Aim of the exercise: Begin with the line holding "What Chart.js code", end with the line holding "const yLabel = 'Suivi de position';", and repeat every line in between exactly, without pictures.

* * * * * * *

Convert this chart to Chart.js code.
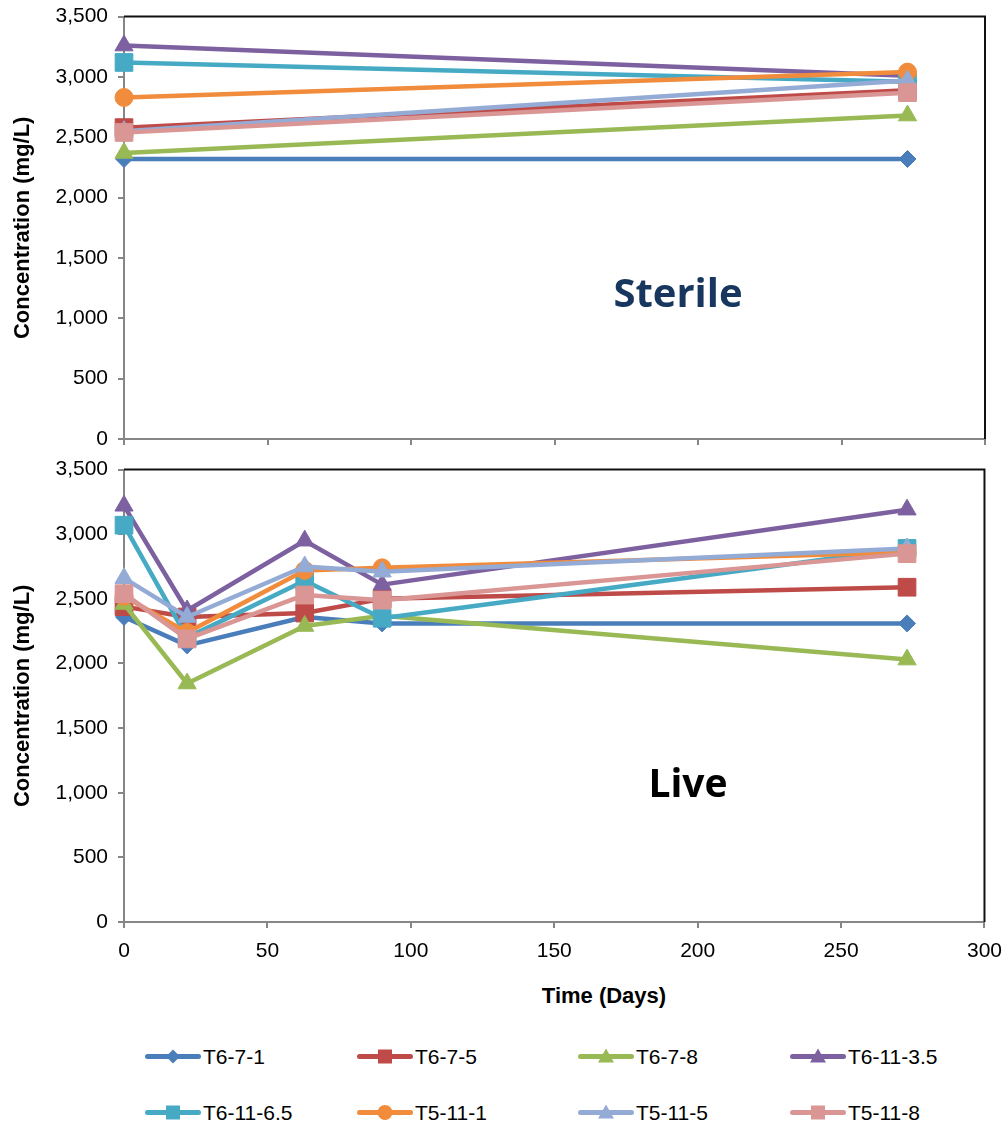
<!DOCTYPE html>
<html>
<head>
<meta charset="utf-8">
<title>Concentration over time</title>
<script src="https://cdn.jsdelivr.net/npm/chart.js@4.4.1/dist/chart.umd.min.js"></script>
<style>
  html, body { margin: 0; padding: 0; background: #fff; }
  #page { position: relative; width: 1005px; height: 1121px; overflow: hidden;
          font-family: "Liberation Sans", Arial, sans-serif; }
  canvas { position: absolute; left: 0; }
  #cSterile { top: -6px; }
  #cLive { top: 447px; }
  .tag { position: absolute; font-family: "Open Sans", sans-serif; font-weight: 700;
         transform: translate(-50%, -50%); line-height: 1; white-space: nowrap; }
  #xTitle { position: absolute; left: 604px; top: 996px; transform: translate(-50%, -50%);
            font-weight: 700; font-size: 22px; color: #000; line-height: 1; white-space: nowrap; }
  .leg { position: absolute; display: flex; align-items: center; font-size: 21px; color: #000;
         transform: translateY(-50%); white-space: nowrap; line-height: 1; }
  .leg svg { display: block; margin-right: 2px; }
</style>
</head>
<body>
<div id="page">
  <canvas id="cSterile" width="1005" height="469"></canvas>
  <canvas id="cLive" width="1013" height="533"></canvas>
  <div class="tag" style="left:678px; top:292px; font-size:40px; color:#17375E;">Sterile</div>
  <div class="tag" style="left:688px; top:781px; font-size:39px; color:#000;">Live</div>
  <div id="xTitle">Time (Days)</div>
  <div id="legend"></div>
</div>
<script>
// ---- data ----
const seriesNames = ['T6-7-1', 'T6-7-5', 'T6-7-8', 'T6-11-3.5', 'T6-11-6.5', 'T5-11-1', 'T5-11-5', 'T5-11-8'];

// sampling days (Time, Days)
const sterileDays = [0, 273];
const liveDays = [0, 22, 63, 90, 273];

// sterile concentrations (mg/L), one list per series
const sterile_T6_7_1   = [2320, 2320];
const sterile_T6_7_5   = [2580, 2890];
const sterile_T6_7_8   = [2370, 2680];
const sterile_T6_11_35 = [3260, 3010];
const sterile_T6_11_65 = [3120, 2960];
const sterile_T5_11_1  = [2830, 3040];
const sterile_T5_11_5  = [2550, 2970];
const sterile_T5_11_8  = [2540, 2870];

// live concentrations (mg/L), one list per series
const live_T6_7_1   = [2360, 2140, 2360, 2310, 2310];
const live_T6_7_5   = [2440, 2360, 2390, 2500, 2590];
const live_T6_7_8   = [2460, 1845, 2290, 2370, 2030];
const live_T6_11_35 = [3220, 2410, 2950, 2610, 3190];
const live_T6_11_65 = [3070, 2200, 2640, 2350, 2890];
const live_T5_11_1  = [2520, 2240, 2720, 2740, 2860];
const live_T5_11_5  = [2660, 2360, 2750, 2710, 2890];
const live_T5_11_8  = [2540, 2190, 2530, 2490, 2850];

const sterileSeries = [sterile_T6_7_1, sterile_T6_7_5, sterile_T6_7_8, sterile_T6_11_35,
                       sterile_T6_11_65, sterile_T5_11_1, sterile_T5_11_5, sterile_T5_11_8];
const liveSeries = [live_T6_7_1, live_T6_7_5, live_T6_7_8, live_T6_11_35,
                    live_T6_11_65, live_T5_11_1, live_T5_11_5, live_T5_11_8];

// axis ticks
const yTicks = { min: 0, max: 3500, step: 500 };
const xTicks = { min: 0, max: 300, step: 50 };

// ---- styling ----
const colors = ['#4A7EBB', '#BE4B48', '#98B954', '#7D60A0', '#46AAC5', '#F08C3C', '#94ABD6', '#D99694'];
const markers = ['rectRot', 'rect', 'triangle', 'triangle', 'rect', 'circle', 'triangle', 'rect'];
const markerRadius = { rectRot: 8.5, rect: 12.5, triangle: 10.5, circle: 9 };

const FONT = '"Liberation Sans", Arial, sans-serif';
const AXIS_GREY = '#868686';

// plot frame on the top and right side
const framePlugin = {
  id: 'frame',
  beforeDatasetsDraw(chart) {
    const { ctx, chartArea: a } = chart;
    ctx.save();
    ctx.strokeStyle = '#111';
    ctx.lineWidth = 2;
    ctx.beginPath();
    ctx.moveTo(a.left, a.top);
    ctx.lineTo(a.right, a.top);
    ctx.lineTo(a.right, a.bottom);
    ctx.stroke();
    ctx.restore();
  }
};

function buildDatasets(days, series) {
  return series.map((vals, i) => ({
    label: seriesNames[i],
    data: days.map((d, k) => ({ x: d, y: vals[k] })),
    borderColor: colors[i],
    backgroundColor: colors[i],
    pointBackgroundColor: colors[i],
    pointBorderColor: colors[i],
    pointBorderWidth: 1,
    pointStyle: markers[i],
    pointRadius: markerRadius[markers[i]],
    pointHoverRadius: markerRadius[markers[i]],
    borderWidth: 4.5,
    borderJoinStyle: 'round',
    tension: 0,
    clip: false,
    order: series.length - 1 - i
  }));
}

function makeChart(canvasId, days, series, cfg) {
  return new Chart(document.getElementById(canvasId), {
    type: 'line',
    data: { datasets: buildDatasets(days, series) },
    plugins: [framePlugin],
    options: {
      responsive: false,
      animation: false,
      devicePixelRatio: 1,
      layout: { padding: { top: 22, right: 20, left: 0, bottom: 0 } },
      plugins: { legend: { display: false }, tooltip: { enabled: false } },
      scales: {
        x: {
          type: 'linear',
          min: xTicks.min, max: xTicks.max,
          ticks: { stepSize: xTicks.step, display: cfg.showX, color: '#000',
                   padding: 11, maxRotation: 0, font: { family: FONT, size: 21 } },
          grid: { drawOnChartArea: false, drawTicks: true, tickLength: 6,
                  color: AXIS_GREY, lineWidth: 2 },
          border: { color: AXIS_GREY, width: 2 },
          afterFit(s) { s.height = cfg.xHeight; }
        },
        y: {
          min: yTicks.min, max: yTicks.max,
          ticks: { stepSize: yTicks.step, color: '#000', padding: 10,
                   font: { family: FONT, size: 21 },
                   callback: v => v.toLocaleString('en-US') },
          grid: { drawOnChartArea: false, drawTicks: true, tickLength: 6,
                  color: AXIS_GREY, lineWidth: 2 },
          border: { color: AXIS_GREY, width: 2 },
          title: { display: true, text: 'Concentration (mg/L)', color: '#000',
                   font: { family: FONT, size: 22, weight: 'bold' },
                   padding: { top: 10, bottom: 0 } },
          afterFit(s) { s.width = 124; }
        }
      }
    }
  });
}

makeChart('cSterile', sterileDays, sterileSeries, { xHeight: 24, showX: false });
makeChart('cLive', liveDays, liveSeries, { xHeight: 58, showX: true });

// ---- legend ----
function markerSvg(style, color) {
  const cx = 28, cy = 10;
  switch (style) {
    case 'rectRot': return `<polygon points="${cx-7},${cy} ${cx},${cy-7} ${cx+7},${cy} ${cx},${cy+7}" fill="${color}"/>`;
    case 'rect': return `<rect x="${cx-7}" y="${cy-7}" width="14" height="14" fill="${color}"/>`;
    case 'triangle': return `<polygon points="${cx-8},${cy+6} ${cx+8},${cy+6} ${cx},${cy-8}" fill="${color}"/>`;
    default: return `<circle cx="${cx}" cy="${cy}" r="7.5" fill="${color}"/>`;
  }
}
const legendCols = [145, 357, 578, 790];
const legendRows = [1056, 1112];
const legendBox = document.getElementById('legend');
seriesNames.forEach((name, i) => {
  const item = document.createElement('div');
  item.className = 'leg';
  item.style.left = legendCols[i % 4] + 'px';
  item.style.top = legendRows[Math.floor(i / 4)] + 'px';
  item.innerHTML =
    `<svg width="56" height="20" viewBox="0 0 56 20">` +
    `<line x1="2.5" y1="10" x2="53.5" y2="10" stroke="${colors[i]}" stroke-width="5" stroke-linecap="round"/>` +
    markerSvg(markers[i], colors[i]) + `</svg><span>${name}</span>`;
  legendBox.appendChild(item);
});
</script>
</body>
</html>
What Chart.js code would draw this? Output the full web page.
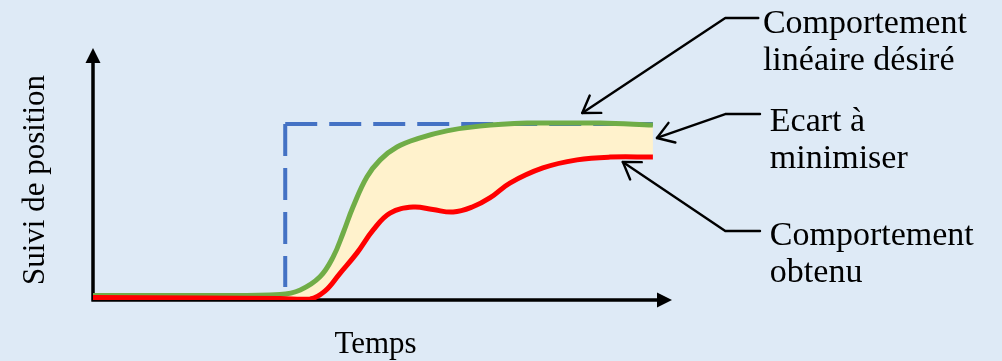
<!DOCTYPE html>
<html lang="fr">
<head>
<meta charset="UTF-8" />
<title>Suivi de position</title>
<script src="https://cdn.jsdelivr.net/npm/chart.js"></script>
<style>
  html, body { margin: 0; padding: 0; background: #deeaf6; }
  #wrap { width: 1002px; height: 361px; position: relative; }
</style>
</head>
<body>
<div id="wrap"><canvas id="chart"></canvas></div>
<script>
// courbe désirée (verte)
const greenX = [0, 18.5, 32.3, 35.8, 39.2, 41.5, 43.2, 44.9, 47.3, 49.6, 52.5, 56.5, 61.1, 66.8, 75.0, 80.7, 87.6, 96.7];
const greenY = [1.8, 1.8, 2.2, 4.0, 9.2, 17.2, 26.6, 36.9, 48.8, 55.6, 60.7, 64.3, 67.1, 69.0, 70.2, 70.2, 70.2, 69.4];
// courbe obtenue (rouge)
const redX = [0, 18.5, 32.3, 37.5, 40.0, 42.7, 45.6, 48.4, 51.3, 55.3, 58.7, 62.2, 65.6, 68.6, 72.0, 77.7, 83.6, 89.3, 96.7];
const redY = [1.0, 0.8, 0.6, 0.4, 3.4, 10.7, 18.7, 27.8, 34.5, 36.9, 35.9, 34.9, 37.0, 40.6, 46.4, 52.4, 55.6, 56.7, 56.7];
// consigne en échelon (pointillés bleus)
const stepX = [33.2, 33.2, 96.7];
const stepY = [5.2, 69.8, 69.8];

const xLabel = 'Temps';
const yLabel = 'Suivi de position';

// annotations : pointe de flèche, coude, position du texte (unités des axes)
const notes = [
  { lines: ['Comportement', 'linéaire désiré'], tip: [84.5, 74.2], elbow: [109.2, 111.9], end: 114.9, text: [115.7, 106.0] },
  { lines: ['Ecart à', 'minimiser'], tip: [97.4, 64.3], elbow: [109.2, 73.8], end: 115.2, text: [116.9, 67.1] },
  { lines: ['Comportement', 'obtenu'], tip: [91.5, 54.8], elbow: [109.2, 27.4], end: 115.2, text: [116.9, 21.8] }
];

const pts = (xs, ys) => xs.map((x, i) => ({ x: x, y: ys[i] }));

const schema = {
  id: 'schema',
  beforeDatasetsDraw(chart) {
    const ctx = chart.ctx;
    const a = chart.chartArea;
    ctx.save();
    ctx.strokeStyle = '#000';
    ctx.fillStyle = '#000';
    ctx.lineWidth = 3.5;
    ctx.beginPath();
    ctx.moveTo(a.left, a.bottom + 1.5);
    ctx.lineTo(a.left, a.top + 12);
    ctx.moveTo(a.left - 1.5, a.bottom);
    ctx.lineTo(a.right - 12, a.bottom);
    ctx.stroke();
    ctx.beginPath();
    ctx.moveTo(a.left, a.top);
    ctx.lineTo(a.left - 7.5, a.top + 15);
    ctx.lineTo(a.left + 7.5, a.top + 15);
    ctx.closePath();
    ctx.fill();
    ctx.beginPath();
    ctx.moveTo(a.right, a.bottom);
    ctx.lineTo(a.right - 15, a.bottom - 7.5);
    ctx.lineTo(a.right - 15, a.bottom + 7.5);
    ctx.closePath();
    ctx.fill();

    ctx.font = '31px "Liberation Serif", serif';
    ctx.textAlign = 'center';
    ctx.textBaseline = 'alphabetic';
    ctx.fillText(xLabel, (a.left + a.right) / 2 - 7, a.bottom + 53);
    ctx.translate(a.left - 49, (a.top + a.bottom) / 2 + 6);
    ctx.rotate(-Math.PI / 2);
    ctx.fillText(yLabel, 0, 0);
    ctx.restore();
  },
  afterDatasetsDraw(chart) {
    const ctx = chart.ctx;
    const sx = chart.scales.x, sy = chart.scales.y;
    ctx.save();
    ctx.strokeStyle = '#000';
    ctx.fillStyle = '#000';
    ctx.lineWidth = 2.4;
    ctx.lineCap = 'round';
    ctx.lineJoin = 'round';
    ctx.font = '34px "Liberation Serif", serif';
    ctx.textAlign = 'left';
    ctx.textBaseline = 'alphabetic';
    notes.forEach(n => {
      const tx = sx.getPixelForValue(n.tip[0]), ty = sy.getPixelForValue(n.tip[1]);
      const ex = sx.getPixelForValue(n.elbow[0]), ey = sy.getPixelForValue(n.elbow[1]);
      const hx = sx.getPixelForValue(n.end);
      ctx.beginPath();
      ctx.moveTo(hx, ey);
      ctx.lineTo(ex, ey);
      ctx.lineTo(tx, ty);
      ctx.stroke();
      const ang = Math.atan2(ey - ty, ex - tx);
      const len = 19, spread = 0.58;
      ctx.beginPath();
      ctx.moveTo(tx + len * Math.cos(ang - spread), ty + len * Math.sin(ang - spread));
      ctx.lineTo(tx, ty);
      ctx.lineTo(tx + len * Math.cos(ang + spread), ty + len * Math.sin(ang + spread));
      ctx.stroke();
      const lx = sx.getPixelForValue(n.text[0]);
      const ly = sy.getPixelForValue(n.text[1]);
      n.lines.forEach((t, i) => ctx.fillText(t, lx, ly + i * 37));
    });
    ctx.restore();
  }
};

new Chart(document.getElementById('chart'), {
  type: 'line',
  data: {
    datasets: [
      {
        label: 'Comportement obtenu',
        data: pts(redX, redY),
        borderColor: '#ff0000',
        borderWidth: 5,
        pointRadius: 0,
        tension: 0.4,
        fill: false
      },
      {
        label: 'Comportement linéaire désiré',
        data: pts(greenX, greenY),
        borderColor: '#70ad47',
        backgroundColor: '#fff2cc',
        borderWidth: 5,
        pointRadius: 0,
        tension: 0.4,
        fill: { target: 0 }
      },
      {
        label: 'Consigne',
        data: [1, 2].map(i => ({ x: stepX[i], y: stepY[i] })),
        borderColor: '#4472c4',
        borderWidth: 4,
        borderDash: [32, 12],
        pointRadius: 0,
        tension: 0,
        fill: false
      },
      {
        label: 'Consigne (montée)',
        data: [1, 0].map(i => ({ x: stepX[i], y: stepY[i] })),
        borderColor: '#4472c4',
        borderWidth: 4,
        borderDash: [32, 12],
        pointRadius: 0,
        tension: 0,
        fill: false
      }
    ]
  },
  options: {
    responsive: true,
    maintainAspectRatio: false,
    animation: false,
    events: [],
    layout: { padding: { left: 93, right: 330, top: 48, bottom: 61 } },
    scales: {
      x: { type: 'linear', min: 0, max: 100, display: false },
      y: { type: 'linear', min: 0, max: 100, display: false }
    },
    plugins: {
      legend: { display: false },
      tooltip: { enabled: false },
      filler: { drawTime: 'beforeDatasetsDraw' }
    }
  },
  plugins: [schema]
});
</script>
</body>
</html>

* * * * * * *

Task solution:
What Chart.js code would draw this? Output the full web page.
<!DOCTYPE html>
<html lang="fr">
<head>
<meta charset="UTF-8" />
<title>Suivi de position</title>
<script src="https://cdn.jsdelivr.net/npm/chart.js"></script>
<style>
  html, body { margin: 0; padding: 0; background: #deeaf6; }
  #wrap { width: 1002px; height: 361px; position: relative; }
</style>
</head>
<body>
<div id="wrap"><canvas id="chart"></canvas></div>
<script>
// courbe désirée (verte)
const greenX = [0, 18.5, 32.3, 35.8, 39.2, 41.5, 43.2, 44.9, 47.3, 49.6, 52.5, 56.5, 61.1, 66.8, 75.0, 80.7, 87.6, 96.7];
const greenY = [1.8, 1.8, 2.2, 4.0, 9.2, 17.2, 26.6, 36.9, 48.8, 55.6, 60.7, 64.3, 67.1, 69.0, 70.2, 70.2, 70.2, 69.4];
// courbe obtenue (rouge)
const redX = [0, 18.5, 32.3, 37.5, 40.0, 42.7, 45.6, 48.4, 51.3, 55.3, 58.7, 62.2, 65.6, 68.6, 72.0, 77.7, 83.6, 89.3, 96.7];
const redY = [1.0, 0.8, 0.6, 0.4, 3.4, 10.7, 18.7, 27.8, 34.5, 36.9, 35.9, 34.9, 37.0, 40.6, 46.4, 52.4, 55.6, 56.7, 56.7];
// consigne en échelon (pointillés bleus)
const stepX = [33.2, 33.2, 96.7];
const stepY = [5.2, 69.8, 69.8];

const xLabel = 'Temps';
const yLabel = 'Suivi de position';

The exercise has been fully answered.